Unable to make intraday trade on Bjtoto and second round GENM.
Core portfolio
Protasco 52.4%
Hingyap 40.7%
Lonbisc 16.8%
Crestbld 3.9%
Trading portfolio
Axiata 41%
TM 16.5%
GENM 15%
Bjtoto 15%
Index close have been down lowest in a day in last 3 consecutive day due to last min selling pressure.
bought ioi corp at 5.37
Investor displeasure over GenM RPTs
INVESTORS tend to dislike related-party transactions (RPT), so when Genting Malaysia Bhd (GenM) (3182) announced its latest RPTs - exactly a year after its last one sent the stock tumbling - more than a few eyebrows were raised.
This time, the casino-and-hotel operator plans to buy two firms which own properties in Kuala Lumpur - 25-storey Wisma Genting office building for RM259.6m (including RM46.9m debt owed to Genting Berhad) ; and
b) Segambut land comprising 2 adjoining land parcels with total area of 380,906 sq ft for
RM24.6m (including RM8.6m debt owed to Genting Berhad
It will not need to get the go-ahead from shareholders or regulators for these purchases as the price does not exceed 5 per cent of its shareholder funds.
Given this, and in the spirit of good corporate governance, the onus should have been on GenM to provide enough information to assure its shareholders, especially minority ones, that the deal is fair and in the best interest of all. It needed to explain this well to shareholders as, otherwise, the deal might be seen simply as a convenient way to inject cash into the parent. Technically, the move actually provides good yields to Genting Malaysia. But that is not the point or the major concern - if its good for one party, it must be not so good for the other party. Questions will surface as to why Genting Malaysia is being used to keep properties and land, is that a long term strategy to accumulate properties or a slipshod move, neither here nor there. Why is Genting Berhad hiving off assets, is that a long term strategy to be purely gaming
A year ago, when GenM made a more controversial decision to pay RM250 million for loss-making start-up firm Walker Digital in another RPT, the stock lost almost 15 per cent of its market value over two days.
However, history has shown that RPTs are not always shunned by investors. Shares of Carlsberg Brewery Malaysia Bhd, for example, rose sharply for three straight days after it said in July that it wanted to buy a Singapore firm for RM370 million in an RPT.
Analysts said it had done a "superb" job at explaining why the deal was good. Three months later, shareholders gave the thumbs up for the deal to go through.
GenM's repeated RPT transactions have only served to raise more doubts over how it will use its sizeable cash balance of RM5.2 billion.

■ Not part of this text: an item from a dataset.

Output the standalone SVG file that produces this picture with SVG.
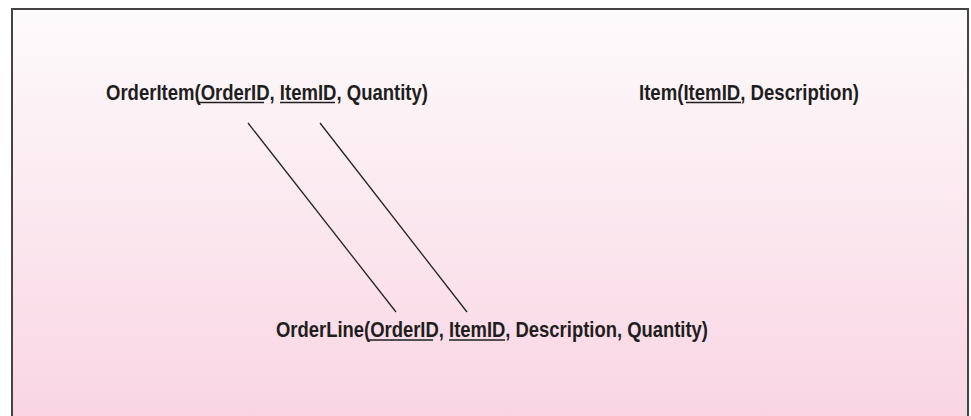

Keith Wee, an analyst at OSK Research, has cut his recommendation on GenM's stock to "neutral", partly because of concern that there could be more RPTs in the pipeline. Going by listing rules, GenM can undertake more RPTs of up to RM214 million over the next 12 months without getting shareholder approval, he noted.
So, unless the Genting group can step up and be more proactive in explaining how it intends to spend its cash pile to dividend-hungry shareholders, the fear of potentially more RPTs will continue to dampen sentiment on its stocks.
Sold off all TM at 3.01, realize one time transaction cost loss
Certainly, if GenM keep pressing on more RPTs in future. It share price will definitely being bashed down further. This kind of act is to benefit only one party which is GEN Bhd. To the minority a very displeasure one :(
Most of us only aim for dividends & appreciation, if both of these can;t be fulfilled, what the point of holding on. Dispose is the only right way to do. Nevertheless, i still take the chance to see further what is the managment of GENM want to do with the cash pile...
bought bjtoto at 4.16
Sold off all bjtoto at 4.19-4.20; ioicorp at 5.41, realize few hundred intraday gain :)
Sold also some Hingyap at 1.18; cresbld at 75sen, protasco at 96.5-97sen, realize more paper profit
Core portfolio
Protasco 49.3%
Hingyap 34.2%
Lonbisc 16.8%
Crestbld 2.2%
Trading portfolio
Axiata 41%
GENM 15%
Bjtoto 15%
Both Genting and GENM rebound in last min by market maker... Although RPT seem unwelcome and deter market sentiment, but due to their bluechip and big cap status, market unlikely to just ignore these two gaming counter.
The management seem more keen to extract cash from GENM through more RPT instead of opt for special dividend /capital repayment to all shareholder. Unfair treatment to minority shareholder!